Work to be completed =
Transcribe the whole listing without a single picture.

Supplied material =
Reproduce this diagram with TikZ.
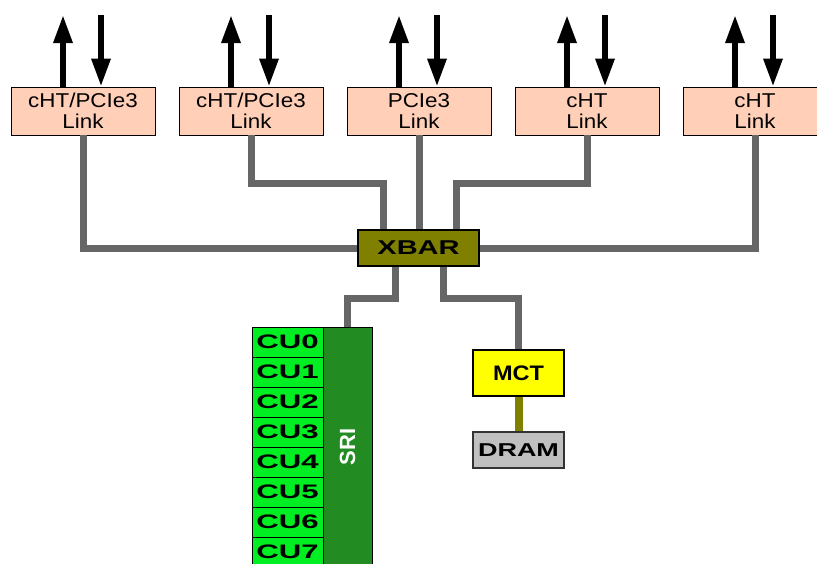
\documentclass[tikz,border=0pt]{standalone}
\usepackage{fontspec}
\setmainfont{Liberation Sans}[FakeStretch=1.12]
\newfontfamily\normalsf{Liberation Sans}
\newfontfamily\anchosf[FakeStretch=1.45]{Liberation Sans}
\newfontfamily\muyanchosf[FakeStretch=1.6]{Liberation Sans}
\usepackage{tikz}
\usetikzlibrary{arrows.meta,calc,positioning}
\definecolor{salmon}{HTML}{FFCFB8}
\definecolor{gris}{HTML}{666666}
\definecolor{oliva}{HTML}{808000}
\definecolor{verdecu}{HTML}{00EE22}
\definecolor{verdesri}{HTML}{228B22}
\definecolor{amarillo}{HTML}{FFFF00}
\definecolor{plata}{HTML}{C0C0C0}
\tikzset{
  enlace/.style={rectangle,draw=black,fill=salmon,line width=0.8pt,inner sep=0pt,minimum width=144pt,minimum height=48pt,align=center,font=\fontsize{20}{21}\selectfont},
  cruce/.style={rectangle,draw=black,fill=oliva,line width=2pt,inner sep=0pt,minimum width=121pt,minimum height=36pt,font=\anchosf\fontsize{20}{24}\selectfont\bfseries},
  nucleo/.style={rectangle,draw=black,fill=verdecu,line width=0.8pt,inner sep=0pt,minimum width=71pt,minimum height=30pt,font=\muyanchosf\fontsize{19.5}{22}\selectfont\bfseries},
  sri/.style={rectangle,draw=black,fill=verdesri,line width=0.8pt,inner sep=0pt,minimum width=49pt,minimum height=240pt},
  memctl/.style={rectangle,draw=black,fill=amarillo,line width=1.8pt,inner sep=0pt,minimum width=91pt,minimum height=46pt,font=\fontsize{21}{24}\selectfont\bfseries},
  dram/.style={rectangle,draw=black!80,fill=plata,line width=1.8pt,inner sep=0pt,minimum width=91pt,minimum height=36pt,font=\anchosf\fontsize{18.6}{22}\selectfont\bfseries},
  bus/.style={draw=gris,line width=7pt},
  busmem/.style={draw=oliva,line width=8pt},
  flecha/.style={draw=black,line width=6pt,-{Triangle[length=28pt,width=18pt]}},
}

\begin{document}
\begin{tikzpicture}[x=1pt,y=-1pt]
\clip (0,0) rectangle (817,563);
\coordinate (arriba) at (0,15);
% enlaces
\node[enlace] (l1) at (83,111) {cHT/PCIe3\\Link};
\node[enlace] (l2) at (251,111) {cHT/PCIe3\\Link};
\node[enlace] (l3) at (419,111) {PCIe3\\Link};
\node[enlace] (l4) at (587,111) {cHT\\Link};
\node[enlace] (l5) at (755,111) {cHT\\Link};
\foreach \n in {l1,l2,l3,l4,l5} {
  \draw[flecha] ([xshift=-20pt]\n.north) -- ([xshift=-20pt]\n.north |- arriba);
  \draw[flecha] ([xshift=18pt]\n.north |- arriba) -- ([xshift=18pt]\n.north);
}
% crossbar
\node[cruce] (xbar) at (418.5,248) {XBAR};
% nucleos y SRI
\foreach \i in {0,...,7}
  \node[nucleo] (cu\i) at (287.5,342+30*\i) {CU\i};
\node[sri] (sri) at (347.5,447) {};
\node[rotate=90,text=white,font=\normalsf\fontsize{22}{24}\selectfont\bfseries] (srit) at (sri.center) {SRI};
% memoria
\node[memctl] (mct) at (518.5,373) {MCT};
\node[dram] (dram) at (518.5,450) {DRAM};
% conexiones
\draw[bus] (l1.south) |- (xbar.west);
\draw[bus] (l2.south) -- ++(0,48) -| ([xshift=-35pt]xbar.north);
\draw[bus] (l3.south) -- (l3.south |- xbar.north);
\draw[bus] (l4.south) -- ++(0,48) -| ([xshift=38pt]xbar.north);
\draw[bus] (l5.south) |- (xbar.east);
\draw[bus] ([xshift=-23pt]xbar.south) -- ++(0,31) -| (sri.north);
\draw[bus] ([xshift=25pt]xbar.south) -- ++(0,31) -| (mct.north);
\draw[busmem] (mct.south) -- (dram.north);
\end{tikzpicture}
\end{document}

Solution to the problem =
Reproduce this diagram with TikZ.
\documentclass[tikz,border=0pt]{standalone}
\usepackage{fontspec}
\setmainfont{Liberation Sans}[FakeStretch=1.12]
\newfontfamily\normalsf{Liberation Sans}
\newfontfamily\anchosf[FakeStretch=1.45]{Liberation Sans}
\newfontfamily\muyanchosf[FakeStretch=1.6]{Liberation Sans}
\usepackage{tikz}
\usetikzlibrary{arrows.meta,calc,positioning}
\definecolor{salmon}{HTML}{FFCFB8}
\definecolor{gris}{HTML}{666666}
\definecolor{oliva}{HTML}{808000}
\definecolor{verdecu}{HTML}{00EE22}
\definecolor{verdesri}{HTML}{228B22}
\definecolor{amarillo}{HTML}{FFFF00}
\definecolor{plata}{HTML}{C0C0C0}
\tikzset{
  enlace/.style={rectangle,draw=black,fill=salmon,line width=0.8pt,inner sep=0pt,minimum width=144pt,minimum height=48pt,align=center,font=\fontsize{20}{21}\selectfont},
  cruce/.style={rectangle,draw=black,fill=oliva,line width=2pt,inner sep=0pt,minimum width=121pt,minimum height=36pt,font=\anchosf\fontsize{20}{24}\selectfont\bfseries},
  nucleo/.style={rectangle,draw=black,fill=verdecu,line width=0.8pt,inner sep=0pt,minimum width=71pt,minimum height=30pt,font=\muyanchosf\fontsize{19.5}{22}\selectfont\bfseries},
  sri/.style={rectangle,draw=black,fill=verdesri,line width=0.8pt,inner sep=0pt,minimum width=49pt,minimum height=240pt},
  memctl/.style={rectangle,draw=black,fill=amarillo,line width=1.8pt,inner sep=0pt,minimum width=91pt,minimum height=46pt,font=\fontsize{21}{24}\selectfont\bfseries},
  dram/.style={rectangle,draw=black!80,fill=plata,line width=1.8pt,inner sep=0pt,minimum width=91pt,minimum height=36pt,font=\anchosf\fontsize{18.6}{22}\selectfont\bfseries},
  bus/.style={draw=gris,line width=7pt},
  busmem/.style={draw=oliva,line width=8pt},
  flecha/.style={draw=black,line width=6pt,-{Triangle[length=28pt,width=18pt]}},
}

\begin{document}
\begin{tikzpicture}[x=1pt,y=-1pt]
\clip (0,0) rectangle (817,563);
\coordinate (arriba) at (0,15);
% enlaces
\node[enlace] (l1) at (83,111) {cHT/PCIe3\\Link};
\node[enlace] (l2) at (251,111) {cHT/PCIe3\\Link};
\node[enlace] (l3) at (419,111) {PCIe3\\Link};
\node[enlace] (l4) at (587,111) {cHT\\Link};
\node[enlace] (l5) at (755,111) {cHT\\Link};
\foreach \n in {l1,l2,l3,l4,l5} {
  \draw[flecha] ([xshift=-20pt]\n.north) -- ([xshift=-20pt]\n.north |- arriba);
  \draw[flecha] ([xshift=18pt]\n.north |- arriba) -- ([xshift=18pt]\n.north);
}
% crossbar
\node[cruce] (xbar) at (418.5,248) {XBAR};
% nucleos y SRI
\foreach \i in {0,...,7}
  \node[nucleo] (cu\i) at (287.5,342+30*\i) {CU\i};
\node[sri] (sri) at (347.5,447) {};
\node[rotate=90,text=white,font=\normalsf\fontsize{22}{24}\selectfont\bfseries] (srit) at (sri.center) {SRI};
% memoria
\node[memctl] (mct) at (518.5,373) {MCT};
\node[dram] (dram) at (518.5,450) {DRAM};
% conexiones
\draw[bus] (l1.south) |- (xbar.west);
\draw[bus] (l2.south) -- ++(0,48) -| ([xshift=-35pt]xbar.north);
\draw[bus] (l3.south) -- (l3.south |- xbar.north);
\draw[bus] (l4.south) -- ++(0,48) -| ([xshift=38pt]xbar.north);
\draw[bus] (l5.south) |- (xbar.east);
\draw[bus] ([xshift=-23pt]xbar.south) -- ++(0,31) -| (sri.north);
\draw[bus] ([xshift=25pt]xbar.south) -- ++(0,31) -| (mct.north);
\draw[busmem] (mct.south) -- (dram.north);
\end{tikzpicture}
\end{document}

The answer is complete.